Task brief: Copy every line of the entries that includes the word "this".

Entries taken from a collection
>> Start

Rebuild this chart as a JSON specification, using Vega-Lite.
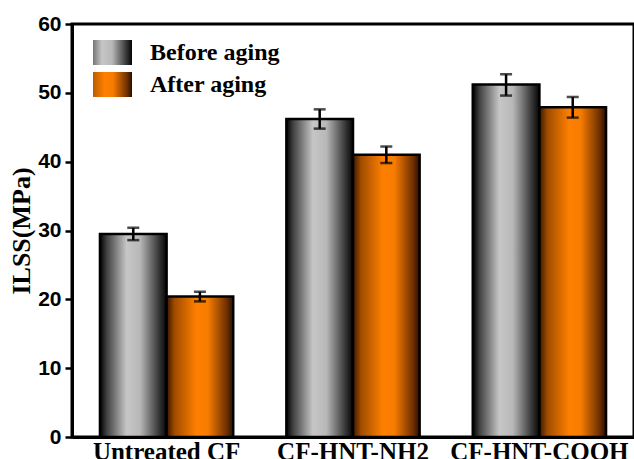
{
  "$schema": "https://vega.github.io/schema/vega-lite/v6.json",
  "autosize": "none",
  "width": 562,
  "height": 413,
  "padding": {"left": 72, "top": 24, "right": 0, "bottom": 22},
  "background": "white",
  "config": {
    "view": {"stroke": "black", "strokeWidth": 3}
  },
  "data": {
    "values": [
      {"group": "Untreated CF", "series": "Before aging", "value": 29.5, "lo": 28.6, "hi": 30.4},
      {"group": "Untreated CF", "series": "After aging", "value": 20.4, "lo": 19.7, "hi": 21.1},
      {"group": "CF-HNT-NH2", "series": "Before aging", "value": 46.2, "lo": 44.8, "hi": 47.6},
      {"group": "CF-HNT-NH2", "series": "After aging", "value": 41.0, "lo": 39.8, "hi": 42.2},
      {"group": "CF-HNT-COOH", "series": "Before aging", "value": 51.2, "lo": 49.6, "hi": 52.7},
      {"group": "CF-HNT-COOH", "series": "After aging", "value": 47.9, "lo": 46.4, "hi": 49.4}
    ]
  },
  "encoding": {
    "x": {
      "field": "group", "type": "nominal", "sort": null,
      "scale": {"paddingInner": 0.285, "paddingOuter": 0.15},
      "axis": {
        "title": null, "labelAngle": 0, "domainColor": "black", "domainWidth": 3,
        "ticks": false, "labelPadding": 2,
        "labelFont": "Liberation Serif", "labelFontWeight": "bold", "labelFontSize": 25,
        "labelColor": "black", "labelBaseline": "top"
      }
    },
    "xOffset": {
      "field": "series", "type": "nominal",
      "scale": {"domain": ["Before aging", "After aging"], "paddingInner": 0, "paddingOuter": 0}
    }
  },
  "layer": [
    {
      "transform": [{"filter": "datum.series === 'Before aging'"}],
      "mark": {
        "type": "bar", "stroke": "black", "strokeWidth": 2.5,
        "fill": {"gradient": "linear", "x1": 0, "y1": 0, "x2": 1, "y2": 0, "stops": [{"offset": 0, "color": "#000000"}, {"offset": 0.1, "color": "#404040"}, {"offset": 0.4, "color": "#c6c6c6"}, {"offset": 0.6, "color": "#b8b8b8"}, {"offset": 0.9, "color": "#303030"}, {"offset": 1, "color": "#050505"}]}
      },
      "encoding": {
        "y": {
          "field": "value", "type": "quantitative",
          "scale": {"domain": [0, 60], "nice": false},
          "axis": {
            "title": "ILSS(MPa)",
            "values": [0, 5, 10, 15, 20, 25, 30, 35, 40, 45, 50, 55, 60],
            "labelExpr": "datum.value % 10 === 0 ? datum.label : ''",
            "tickSize": {"condition": {"test": "datum.value % 10 === 0", "value": 7}, "value": 4},
            "grid": false, "domainColor": "black", "domainWidth": 3,
            "tickColor": "black", "tickWidth": 2.5, "labelPadding": 4,
            "labelFont": "Liberation Sans", "labelFontWeight": "bold", "labelFontSize": 21,
            "labelColor": "black",
            "titleFont": "Liberation Serif", "titleFontWeight": "bold", "titleFontSize": 26,
            "titleColor": "black", "titlePadding": 3
          }
        },
        "opacity": {
          "field": "series", "type": "nominal",
          "scale": {"domain": ["Before aging"], "range": [1]},
          "legend": {
            "title": null, "orient": "none", "legendX": 21, "legendY": 16,
            "symbolType": "M-2,-1H2V1H-2Z", "symbolSize": 625,
            "symbolStrokeColor": "black", "symbolStrokeWidth": 2.5,
            "labelFont": "Liberation Serif", "labelFontWeight": "bold", "labelFontSize": 24,
            "labelColor": "black", "labelOffset": 29, "clipHeight": 25,
            "encode": {
              "symbols": {
                "update": {
                  "fill": {"value": {"gradient": "linear", "x1": 0, "y1": 0, "x2": 1, "y2": 0, "stops": [{"offset": 0, "color": "#000000"}, {"offset": 0.12, "color": "#505050"}, {"offset": 0.4, "color": "#c6c6c6"}, {"offset": 0.6, "color": "#b8b8b8"}, {"offset": 0.88, "color": "#303030"}, {"offset": 1, "color": "#050505"}]}},
                  "fillOpacity": {"value": 1},
                  "stroke": {"value": "black"},
                  "strokeOpacity": {"value": 1},
                  "strokeWidth": {"value": 2.5}
                }
              }
            }
          }
        }
      }
    },
    {
      "transform": [{"filter": "datum.series === 'After aging'"}],
      "mark": {
        "type": "bar", "stroke": "black", "strokeWidth": 2.5,
        "fill": {"gradient": "linear", "x1": 0, "y1": 0, "x2": 1, "y2": 0, "stops": [{"offset": 0, "color": "#3a1600"}, {"offset": 0.12, "color": "#a04c00"}, {"offset": 0.45, "color": "#ff8000"}, {"offset": 0.62, "color": "#f77c00"}, {"offset": 0.9, "color": "#703000"}, {"offset": 1, "color": "#2a0e00"}]}
      },
      "encoding": {
        "y": {"field": "value", "type": "quantitative"},
        "strokeDash": {
          "field": "series", "type": "nominal",
          "scale": {"domain": ["After aging"], "range": [[1, 0]]},
          "legend": {
            "title": null, "orient": "none", "legendX": 21, "legendY": 48,
            "symbolType": "M-2,-1H2V1H-2Z", "symbolSize": 625,
            "symbolStrokeColor": "black", "symbolStrokeWidth": 2.5,
            "labelFont": "Liberation Serif", "labelFontWeight": "bold", "labelFontSize": 24,
            "labelColor": "black", "labelOffset": 29, "clipHeight": 25,
            "encode": {
              "symbols": {
                "update": {
                  "fill": {"value": {"gradient": "linear", "x1": 0, "y1": 0, "x2": 1, "y2": 0, "stops": [{"offset": 0, "color": "#3a1600"}, {"offset": 0.12, "color": "#a04c00"}, {"offset": 0.45, "color": "#ff8000"}, {"offset": 0.62, "color": "#f77c00"}, {"offset": 0.88, "color": "#703000"}, {"offset": 1, "color": "#2a0e00"}]}},
                  "fillOpacity": {"value": 1},
                  "stroke": {"value": "black"},
                  "strokeOpacity": {"value": 1},
                  "strokeWidth": {"value": 2.5}
                }
              }
            }
          }
        }
      }
    },
    {
      "mark": {"type": "rule", "color": "black", "strokeWidth": 2.5},
      "encoding": {
        "y": {"field": "lo", "type": "quantitative"},
        "y2": {"field": "hi"}
      }
    },
    {
      "mark": {"type": "tick", "color": "black", "size": 12, "thickness": 2.5, "orient": "horizontal"},
      "encoding": {
        "y": {"field": "lo", "type": "quantitative"}
      }
    },
    {
      "mark": {"type": "tick", "color": "black", "size": 12, "thickness": 2.5, "orient": "horizontal"},
      "encoding": {
        "y": {"field": "hi", "type": "quantitative"}
      }
    }
  ]
}
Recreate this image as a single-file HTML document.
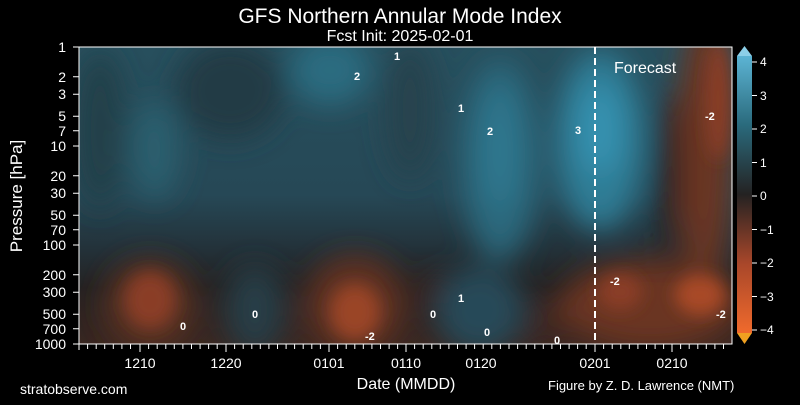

>> End

Complete output:
Rebuild this chart as a JSON specification, using Vega-Lite.
Recreate this image as a single-file HTML document.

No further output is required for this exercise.